Appropriate selection of construction materials plays a major role in a building's sustainable profile. The study sets out a comparative life cycle assessment of indoor flooring systems of different nature. The flooring systems consisted of coverings and, where required, bonding material and/or impact soundproofing material. The following coverings were assessed: inorganic (natural stone and ceramic tiles), polymer (carpeting and PVC), and wood-based (laminate and parquet) coverings. The life cycle assessment scope was defined cradle to cradle, i.e. product stage, transport to the construction site, installation of all construction elements, use, and valorisation by recycling, as end-of-life transition scenario towards a circular economy. In the use stage, three scenarios were defined as a function of pedestrian traffic intensity, which determined maintenance, repair, and replacement operations and frequencies. The environmental impacts of the coverings product stage were taken from previously assessed and selected Environmental Product Declarations (EPDs), as these are standardised public documents devised to provide environmental life cycle information. The method adopted in the study suggests that, though the use of EPDs as information source is interesting, erroneous conclusions may be drawn if the EPDs are not comparable and/or if the comparison is not made in the building context. The results indicate that the flooring systems with inorganic coverings performed best in the global warming, acidification, eutrophication, photochemical ozone creation, and abiotic depletion for fossil resources impact categories, whereas laminates performed best in the abiotic depletion for non-fossil resources and ozone layer depletion impact categories. The carpet flooring system performed worst in every impact category except photochemical ozone creation potential.

Solar thermal energy is considered a ‘clean’ form of energy; however, environmental impacts occur during its life-cycle. The present work compares the environmental performance of two scenarios: a solar thermal system for providing domestic hot water (DHW) used in conjunction with a traditional natural gas heating system, and the natural gas heating system on its own. Weak points are found and different eco-design scenarios are evaluated in order to achieve a more circular economy. In addition, the authors explore what would be the national Greenhouse Gas emission reduction potential of a wider use of domestic solar hot water systems (DSHW) in China’s and Spain’s built environment. In this case, five displacement methods are suggested to show how the emissions reduction vary.

Through a review of the state of the art and a Life Cycle Assessment of a solar system the two scenarios are assessed. Some impact categories, such as global warming, suggest a markedly better performance of the solar system (-65%). However, weak points in the solar solution have been identified as there is an increase of impacts in cases such as acidification (+6%) and eutrophication (+61%), mostly due to the metals used. The components with higher environmental impact are the collector, the tank, and the copper tubes.

The reduction of national emissions by promoting DSHW depends on the actual displaced technology/ies. The consequences on national emissions reduction depending on these choices are assessed. The potential reduction of emissions, if 30% of the DHW were covered with solar sources, would be between 0.38% and 0.50% in the case of Spain and between 0.12% and 0.63% in China.

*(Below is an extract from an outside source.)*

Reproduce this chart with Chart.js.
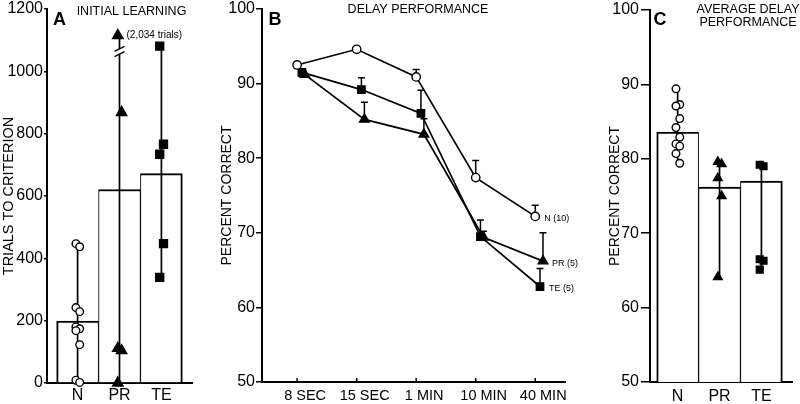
<!doctype html>
<html lang="en">
<head>
<meta charset="UTF-8" />
<title>Initial learning and delay performance</title>
<script src="https://cdn.jsdelivr.net/npm/chart.js@4.4.1/dist/chart.umd.min.js"></script>
<style>
  body { margin: 0; background: #fff; }
  canvas { position: absolute; top: 0; }
</style>
</head>
<body>
<canvas id="chartA" width="200" height="404" style="left:0"></canvas>
<canvas id="chartB" width="395" height="404" style="left:205px"></canvas>
<canvas id="chartC" width="200" height="404" style="left:600px"></canvas>
<script>
// ---- data ----
const groups = ['N', 'PR', 'TE'];
const groupSizes = [10, 5, 5];

// A: initial learning (trials to criterion)
const trialsTicks = [0, 200, 400, 600, 800, 1000, 1200];
const trialsMean = [199, 621, 672];
const trialsN = [447, 437, 242, 229, 180, 174, 168, 123, 9, 2];
const trialsPR = [2034, 868, 111, 104, 0];
const trialsTE = [1081, 766, 734, 447, 339];

// B: delay performance (percent correct)
const delays = ['8 SEC', '15 SEC', '1 MIN', '10 MIN', '40 MIN'];
const delayN = [92.5, 94.6, 90.9, 77.4, 72.2];
const delayPR = [91.2, 85.2, 83.2, 69.4, 66.2];
const delayTE = [91.5, 89.2, 86.0, 69.5, 62.8];
const semN = [0, 0, 1.0, 2.3, 1.5];
const semPR = [0, 2.3, 2.1, 0.8, 3.8];
const semTE = [0, 1.6, 3.1, 2.2, 2.4];

// C: average delay performance
const percentTicks = [50, 60, 70, 80, 90, 100];
const avgMean = [83.6, 76.2, 77.0];
const avgN = [89.4, 87.3, 87.1, 85.4, 84.2, 82.9, 82.0, 81.7, 80.7, 79.4];
const avgPR = [79.6, 79.3, 77.4, 75.0, 64.1];
const avgTE = [79.2, 79.0, 66.5, 66.3, 65.1];

// off-scale PR animal in panel A is drawn at the top with an axis break
const trialsCap = 1115;
const breakLow = 1055, breakHigh = 1072;

const FONT = '"Liberation Sans", Arial, Helvetica, sans-serif';
Chart.defaults.font.family = FONT;
Chart.defaults.color = '#000';
Chart.defaults.animation = false;
Chart.defaults.events = [];
Chart.defaults.plugins.legend.display = false;
Chart.defaults.plugins.tooltip.enabled = false;

function yAxis(min, max, tickVals, title, width, tickLen, titlePad, tickPad, titleSize) {
    return {
        type: 'linear', min: min, max: max,
        afterBuildTicks: s => { s.ticks = tickVals.map(v => ({ value: v })); },
        afterFit: s => { s.width = width; },
        border: { color: '#000', width: 2 },
        grid: { drawOnChartArea: false, drawTicks: true, tickLength: tickLen, color: '#000', lineWidth: 1.5 },
        ticks: { callback: v => String(v), font: { size: 16, lineHeight: 1 }, padding: tickPad, color: '#000' },
        title: { display: true, text: title, color: '#000', font: { size: titleSize }, padding: { top: titlePad, bottom: 0 } }
    };
}

function xAxis(labels, min, max, height, size, pad, labelOffset) {
    return {
        type: 'linear', min: min, max: max, offset: false,
        afterBuildTicks: s => { s.ticks = labels.map((l, i) => ({ value: i })); },
        afterFit: s => { s.height = height; },
        border: { color: '#000', width: 2 },
        grid: { display: false, drawTicks: false },
        ticks: {
            callback: v => labels[v], font: { size: size, lineHeight: 1 }, padding: pad,
            labelOffset: labelOffset, autoSkip: false, maxRotation: 0, color: '#000'
        }
    };
}

function text(ctx, str, x, y, font, align) {
    ctx.save();
    ctx.fillStyle = '#000';
    ctx.font = font;
    ctx.textAlign = align || 'center';
    ctx.textBaseline = 'middle';
    ctx.fillText(str, x, y);
    ctx.restore();
}

function panelHead(letter, lx, ly, lines, tx, ty) {
    return {
        id: 'head' + letter,
        afterDraw(chart) {
            text(chart.ctx, letter, lx, ly, 'bold 18px ' + FONT);
            lines.forEach((t, i) => text(chart.ctx, t, tx, ty + i * 13.5, '12.5px ' + FONT));
        }
    };
}

const markStyles = [
    { style: 'circle', fill: '#fff' },
    { style: 'triangle', fill: '#000' },
    { style: 'rect', fill: '#000' }
];

function groupDatasets(mean, sets, sizes, cap) {
    const ds = [{
        type: 'bar',
        data: mean.map((v, i) => ({ x: i, y: v })),
        backgroundColor: '#fff',
        borderColor: '#000',
        borderWidth: c => ({ top: 2, bottom: 0, left: c.dataIndex === 0 ? 2 : 1, right: c.dataIndex === mean.length - 1 ? 2 : 1 }),
        barPercentage: 1, categoryPercentage: 1,
        order: 3
    }];
    sets.forEach((vals, g) => {
        const shown = vals.map(v => Math.min(v, cap));
        ds.push({
            type: 'line',
            data: [{ x: g, y: Math.min(...shown) }, { x: g, y: Math.max(...shown) }],
            borderColor: '#000', borderWidth: 1.7, pointRadius: 0, order: 2, clip: false
        });
        ds.push({
            type: 'scatter',
            data: shown.map((v, k) => ({ x: g + (k % 2 ? 0.05 : -0.04), y: v })),
            pointStyle: markStyles[g].style, pointRadius: sizes[g],
            pointBackgroundColor: markStyles[g].fill, pointBorderColor: '#000', pointBorderWidth: 1.4,
            order: 1, clip: false
        });
    });
    return ds;
}

// ---- panel A ----
new Chart(document.getElementById('chartA'), {
    type: 'bar',
    data: { datasets: groupDatasets(trialsMean, [trialsN, trialsPR, trialsTE], [3.8, 6, 5.6], trialsCap) },
    options: {
        responsive: false,
        layout: { padding: { top: 7, right: 8, left: 0, bottom: 0 } },
        scales: {
            x: xAxis(groups, -0.73, 2.73, 21, 16, 5, 0),
            y: yAxis(0, 1200, trialsTicks, 'TRIALS TO CRITERION', 47, 3, 0, 1, 14.5)
        }
    },
    plugins: [
        panelHead('A', 59.5, 20, ['INITIAL LEARNING'], 131.5, 11.5),
        {
            id: 'axisBreak',
            afterDatasetsDraw(chart) {
                const ctx = chart.ctx, xs = chart.scales.x, ys = chart.scales.y;
                const x = xs.getPixelForValue(1);
                const yLo = ys.getPixelForValue(breakLow), yHi = ys.getPixelForValue(breakHigh);
                ctx.save();
                ctx.fillStyle = '#fff';
                ctx.fillRect(x - 3, yHi, 6, yLo - yHi);
                ctx.strokeStyle = '#000';
                ctx.lineWidth = 1.5;
                [yLo, yHi].forEach(y => {
                    ctx.beginPath();
                    ctx.moveTo(x - 5, y + 2.5);
                    ctx.lineTo(x + 5, y - 2.5);
                    ctx.stroke();
                });
                ctx.restore();
                const top = Math.max(...trialsPR);
                text(ctx, '(' + top.toLocaleString('en-US') + ' trials)', x + 7, ys.getPixelForValue(trialsCap), '10px ' + FONT, 'left');
            }
        }
    ]
});

// ---- panel B ----
const delaySeries = [
    { vals: delayN, sem: semN, dx: 0, r: 4.2, order: 1 },
    { vals: delayPR, sem: semPR, dx: 0.13, r: 5.5, order: 3 },
    { vals: delayTE, sem: semTE, dx: 0.08, r: 5.2, order: 2 }
];

new Chart(document.getElementById('chartB'), {
    type: 'line',
    data: {
        datasets: delaySeries.map((s, g) => ({
            data: s.vals.map((v, i) => ({ x: i + s.dx, y: v })),
            borderColor: '#000', borderWidth: 1.7, tension: 0,
            pointStyle: markStyles[g].style, pointRadius: s.r,
            pointBackgroundColor: markStyles[g].fill, pointBorderColor: '#000', pointBorderWidth: 1.4,
            order: s.order, clip: false
        }))
    },
    options: {
        responsive: false,
        layout: { padding: { top: 7, right: 35, left: 0, bottom: 0 } },
        scales: {
            x: xAxis(delays, -0.59, 4.5, 22, 14.5, 7, 8),
            y: yAxis(50, 100, percentTicks, 'PERCENT CORRECT', 57, 6, 14, 1, 14)
        }
    },
    plugins: [
        panelHead('B', 70, 20.5, ['DELAY PERFORMANCE'], 213, 9.5),
        {
            id: 'delayMarks',
            beforeDatasetsDraw(chart) {
                const ctx = chart.ctx, xs = chart.scales.x, ys = chart.scales.y;
                ctx.save();
                ctx.strokeStyle = '#000';
                ctx.lineWidth = 1.5;
                delaySeries.forEach(s => {
                    s.vals.forEach((v, i) => {
                        if (!s.sem[i]) return;
                        const x = xs.getPixelForValue(i + s.dx);
                        const y0 = ys.getPixelForValue(v), y1 = ys.getPixelForValue(v + s.sem[i]);
                        ctx.beginPath();
                        ctx.moveTo(x, y0); ctx.lineTo(x, y1);
                        ctx.moveTo(x - 3.5, y1); ctx.lineTo(x + 3.5, y1);
                        ctx.stroke();
                    });
                });
                ctx.restore();
            },
            afterDatasetsDraw(chart) {
                const xs = chart.scales.x, ys = chart.scales.y;
                delaySeries.forEach((s, g) => {
                    const last = s.vals.length - 1;
                    text(chart.ctx, groups[g] + ' (' + groupSizes[g] + ')',
                        xs.getPixelForValue(last + s.dx) + 9, ys.getPixelForValue(s.vals[last]) + 2, '9px ' + FONT, 'left');
                });
            },
            afterDraw(chart) {
                const ctx = chart.ctx, xs = chart.scales.x, b = chart.chartArea.bottom;
                ctx.save();
                ctx.strokeStyle = '#000';
                ctx.lineWidth = 1.5;
                delays.forEach((d, i) => {
                    const x = xs.getPixelForValue(i);
                    ctx.beginPath();
                    ctx.moveTo(x, b); ctx.lineTo(x, b - 4);
                    ctx.stroke();
                });
                ctx.restore();
            }
        }
    ]
});

// ---- panel C ----
new Chart(document.getElementById('chartC'), {
    type: 'bar',
    data: { datasets: groupDatasets(avgMean, [avgN, avgPR, avgTE], [3.8, 5, 4.8], Infinity) },
    options: {
        responsive: false,
        layout: { padding: { top: 7, right: 8, left: 0, bottom: 0 } },
        scales: {
            x: xAxis(groups, -0.66, 2.73, 22, 16, 6.5, 0),
            y: yAxis(50, 100, percentTicks, 'PERCENT CORRECT', 50, 9, 6.6, 2, 14)
        }
    },
    plugins: [panelHead('C', 60, 20, ['AVERAGE DELAY', 'PERFORMANCE'], 148, 9.5)]
});
</script>
</body>
</html>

The goal of this article is to find out if an old Life Cycle Assessment (LCA) study remains valid or not after a period of time. To answer this we re-perform an LCA of a bus stop in the city of Barcelona that was performed about 20 years ago.


The LCA of a bus stop, performed and published in 1998, is re-performed and its results compared with those of the original study, keeping the same scope of the original system. The software used by the original study was SimaPro; the data came from IVAM LCA data, BUWAL 250, IDEMAT 96 and PRe4 databases; and CML 1992 impact assessment methodology was used. The new study used thinkstep GaBi6 software; GaBi6 Professional + extension databases; and CML 2001 methodology. The assessment includes an analysis of the key influencing factors that cause the discrepancies, such as models and databases. Moreover, a specific focus on evolution of the methodologies and its influence on the results is described. A 30% of difference between results is accepted as the threshold value to be able to state that the results differ.

Results and discussion

The overall results obtained in the two studies are quite similar or, at least, comparable. However, when analysing and comparing the systems disaggregated stage by stage, higher differences in each impact category are found. Therefore, the lower discrepancy at system level may be due to coincidence or compensation. The main causes of discrepancy have been found to be: (i) the update of the assessment methodologies and characterization factors, (ii) the improvement of the databases, and (iii) the change in the techno-sphere and the improvement of the environmental policies.

Conclusions and recommendations

After 15–20 years, LCA results cannot be considered reliable. Results can, however, be used as an indication for the expected order of magnitude of the impacts and for the relative importance of the processes in the different life cycle stages. The comparison is made through one case study only; therefore, it can barely be used as a generalization, neither for the difference in results nor for the sources of discrepancy. Nevertheless, this type of analysis can be considered a first step in quantifying the longevity of LCA results.

Research on Life Cycle Assessment (LCA) was initially performed to analyze specific products; however, it evolved to assess environmental impacts of more complex systems, such as roads. In this, the construction, use and maintenance stages are usually considered. The results of different studies revealed that all stages have relevant environmental impacts like topsoil loss, change in the use of land, modification of natural drainage and groundwater patterns, landslides, erosion, sedimentation, landscape degradation, increase in noise and dust levels, fuel and oil spills, waste generation, and air, soil and water pollution.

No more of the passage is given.